**WHAT THE TASK REQUIRES**
Among the entries below, find the lines with "matplotlib" and copy them.

------------------------

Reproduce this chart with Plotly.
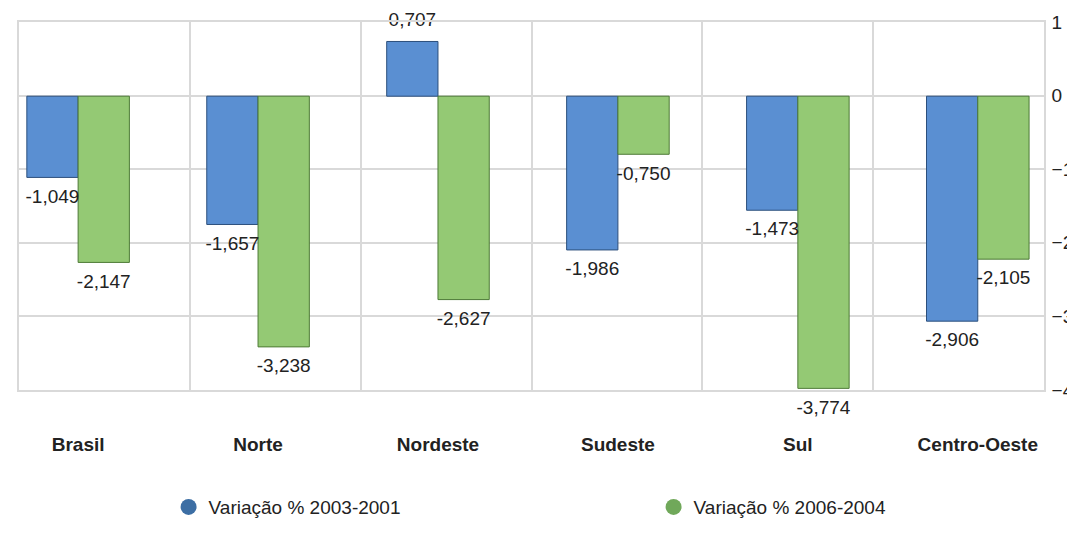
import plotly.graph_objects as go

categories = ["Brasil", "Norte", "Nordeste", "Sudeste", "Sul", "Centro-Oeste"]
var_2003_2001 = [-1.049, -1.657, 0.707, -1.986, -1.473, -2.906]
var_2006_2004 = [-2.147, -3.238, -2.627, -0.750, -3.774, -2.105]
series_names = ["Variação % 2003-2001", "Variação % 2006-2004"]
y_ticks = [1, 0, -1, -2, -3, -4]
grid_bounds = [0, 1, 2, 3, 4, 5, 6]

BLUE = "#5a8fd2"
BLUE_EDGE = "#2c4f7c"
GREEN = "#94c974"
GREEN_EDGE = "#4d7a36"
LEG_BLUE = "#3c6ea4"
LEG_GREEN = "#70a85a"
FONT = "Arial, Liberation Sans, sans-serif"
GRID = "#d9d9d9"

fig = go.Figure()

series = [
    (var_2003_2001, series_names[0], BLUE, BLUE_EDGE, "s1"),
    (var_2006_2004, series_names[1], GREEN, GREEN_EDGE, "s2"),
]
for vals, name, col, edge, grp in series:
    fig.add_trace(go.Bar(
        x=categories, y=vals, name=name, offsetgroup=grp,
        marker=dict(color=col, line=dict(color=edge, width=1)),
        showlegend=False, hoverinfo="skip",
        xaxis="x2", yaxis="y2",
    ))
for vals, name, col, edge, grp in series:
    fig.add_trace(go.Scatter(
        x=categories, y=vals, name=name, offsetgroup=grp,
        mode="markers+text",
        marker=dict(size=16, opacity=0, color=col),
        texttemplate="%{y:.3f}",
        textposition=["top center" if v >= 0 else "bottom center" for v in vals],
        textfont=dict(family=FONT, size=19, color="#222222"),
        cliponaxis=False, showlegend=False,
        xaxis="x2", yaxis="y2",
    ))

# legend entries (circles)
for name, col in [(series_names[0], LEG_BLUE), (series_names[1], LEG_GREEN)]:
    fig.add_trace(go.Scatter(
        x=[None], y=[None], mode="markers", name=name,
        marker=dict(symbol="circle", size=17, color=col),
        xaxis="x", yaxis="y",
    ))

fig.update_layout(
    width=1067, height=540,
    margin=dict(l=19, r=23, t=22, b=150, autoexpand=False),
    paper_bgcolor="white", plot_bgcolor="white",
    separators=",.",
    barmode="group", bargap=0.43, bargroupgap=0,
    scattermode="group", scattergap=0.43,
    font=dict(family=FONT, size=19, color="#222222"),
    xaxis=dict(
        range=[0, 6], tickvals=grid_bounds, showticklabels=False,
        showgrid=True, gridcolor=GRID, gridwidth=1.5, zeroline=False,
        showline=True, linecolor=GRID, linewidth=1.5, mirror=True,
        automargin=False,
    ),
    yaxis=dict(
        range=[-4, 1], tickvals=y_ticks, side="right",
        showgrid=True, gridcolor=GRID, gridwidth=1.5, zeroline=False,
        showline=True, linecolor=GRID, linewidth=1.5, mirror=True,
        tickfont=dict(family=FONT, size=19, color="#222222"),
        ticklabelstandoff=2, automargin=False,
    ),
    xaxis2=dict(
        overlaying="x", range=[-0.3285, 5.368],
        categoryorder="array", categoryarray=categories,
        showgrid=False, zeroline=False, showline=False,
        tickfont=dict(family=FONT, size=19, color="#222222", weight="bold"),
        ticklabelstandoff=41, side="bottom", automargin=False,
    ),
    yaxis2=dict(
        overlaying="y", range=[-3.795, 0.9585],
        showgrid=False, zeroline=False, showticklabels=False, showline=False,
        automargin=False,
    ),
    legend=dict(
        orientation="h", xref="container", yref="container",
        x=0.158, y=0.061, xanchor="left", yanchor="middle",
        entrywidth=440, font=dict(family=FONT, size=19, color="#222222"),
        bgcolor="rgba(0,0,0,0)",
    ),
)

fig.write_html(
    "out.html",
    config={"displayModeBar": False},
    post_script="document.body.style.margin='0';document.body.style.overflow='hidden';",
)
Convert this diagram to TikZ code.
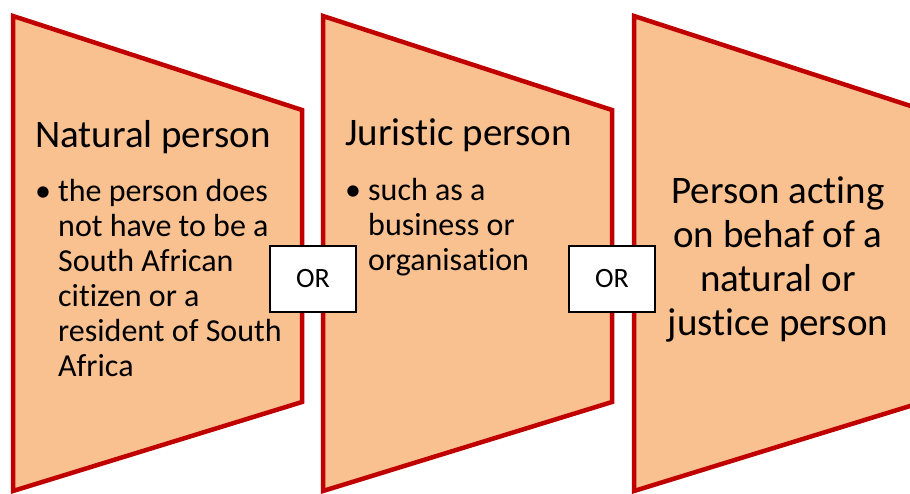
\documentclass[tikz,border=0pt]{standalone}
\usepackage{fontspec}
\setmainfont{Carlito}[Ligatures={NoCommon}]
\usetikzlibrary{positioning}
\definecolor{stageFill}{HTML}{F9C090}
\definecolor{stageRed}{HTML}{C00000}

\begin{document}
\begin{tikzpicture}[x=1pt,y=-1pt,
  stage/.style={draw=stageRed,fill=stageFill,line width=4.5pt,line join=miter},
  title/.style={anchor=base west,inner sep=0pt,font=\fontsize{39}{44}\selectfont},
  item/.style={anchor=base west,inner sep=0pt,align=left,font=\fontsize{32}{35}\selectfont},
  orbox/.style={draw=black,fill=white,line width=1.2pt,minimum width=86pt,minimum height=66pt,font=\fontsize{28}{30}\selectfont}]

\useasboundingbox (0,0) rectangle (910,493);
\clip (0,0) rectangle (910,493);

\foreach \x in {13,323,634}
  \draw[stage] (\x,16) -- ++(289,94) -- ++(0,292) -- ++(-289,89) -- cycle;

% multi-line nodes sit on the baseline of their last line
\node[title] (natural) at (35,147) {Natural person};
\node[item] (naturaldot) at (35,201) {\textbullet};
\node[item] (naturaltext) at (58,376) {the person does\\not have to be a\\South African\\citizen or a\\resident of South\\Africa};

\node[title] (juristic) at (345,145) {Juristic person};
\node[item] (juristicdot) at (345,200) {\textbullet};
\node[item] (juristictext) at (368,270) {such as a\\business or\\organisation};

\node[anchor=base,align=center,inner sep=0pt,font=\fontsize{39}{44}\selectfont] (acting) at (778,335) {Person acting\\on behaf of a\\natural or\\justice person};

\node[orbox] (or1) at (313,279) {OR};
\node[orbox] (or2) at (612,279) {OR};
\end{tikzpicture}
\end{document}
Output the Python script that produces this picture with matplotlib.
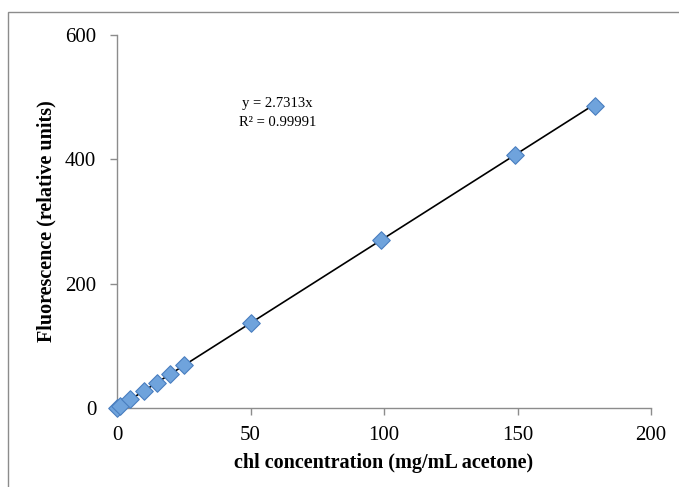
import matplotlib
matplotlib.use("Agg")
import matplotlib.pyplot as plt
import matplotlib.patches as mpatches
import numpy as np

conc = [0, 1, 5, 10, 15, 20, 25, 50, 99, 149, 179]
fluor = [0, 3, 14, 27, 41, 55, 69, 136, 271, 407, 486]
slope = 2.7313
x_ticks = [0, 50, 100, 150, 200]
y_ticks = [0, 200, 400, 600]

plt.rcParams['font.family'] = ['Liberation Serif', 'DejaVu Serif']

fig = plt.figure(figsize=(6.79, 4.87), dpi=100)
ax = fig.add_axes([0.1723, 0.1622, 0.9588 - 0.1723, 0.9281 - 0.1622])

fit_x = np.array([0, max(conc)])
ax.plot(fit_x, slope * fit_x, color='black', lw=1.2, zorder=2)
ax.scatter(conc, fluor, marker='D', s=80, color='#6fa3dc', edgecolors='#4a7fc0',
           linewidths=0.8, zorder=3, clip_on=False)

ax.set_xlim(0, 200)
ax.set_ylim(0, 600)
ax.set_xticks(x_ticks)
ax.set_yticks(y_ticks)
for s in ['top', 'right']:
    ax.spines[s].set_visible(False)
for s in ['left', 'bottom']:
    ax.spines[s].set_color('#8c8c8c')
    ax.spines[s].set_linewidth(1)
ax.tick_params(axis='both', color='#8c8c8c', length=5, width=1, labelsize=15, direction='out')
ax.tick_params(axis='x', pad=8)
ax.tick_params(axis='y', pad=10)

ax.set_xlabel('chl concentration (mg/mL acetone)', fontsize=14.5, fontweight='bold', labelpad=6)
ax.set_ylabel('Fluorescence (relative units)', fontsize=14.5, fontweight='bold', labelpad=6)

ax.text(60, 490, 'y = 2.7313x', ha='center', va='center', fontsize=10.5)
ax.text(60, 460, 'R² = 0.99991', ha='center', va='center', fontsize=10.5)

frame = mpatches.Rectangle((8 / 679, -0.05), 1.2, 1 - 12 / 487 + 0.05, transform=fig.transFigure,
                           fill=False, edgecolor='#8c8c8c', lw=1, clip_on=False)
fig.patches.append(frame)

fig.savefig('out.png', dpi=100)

------------------------

**THE RESPONSE**
Output the Python script that produces this picture with matplotlib.
import matplotlib
matplotlib.use("Agg")
import matplotlib.pyplot as plt
import matplotlib.patches as mpatches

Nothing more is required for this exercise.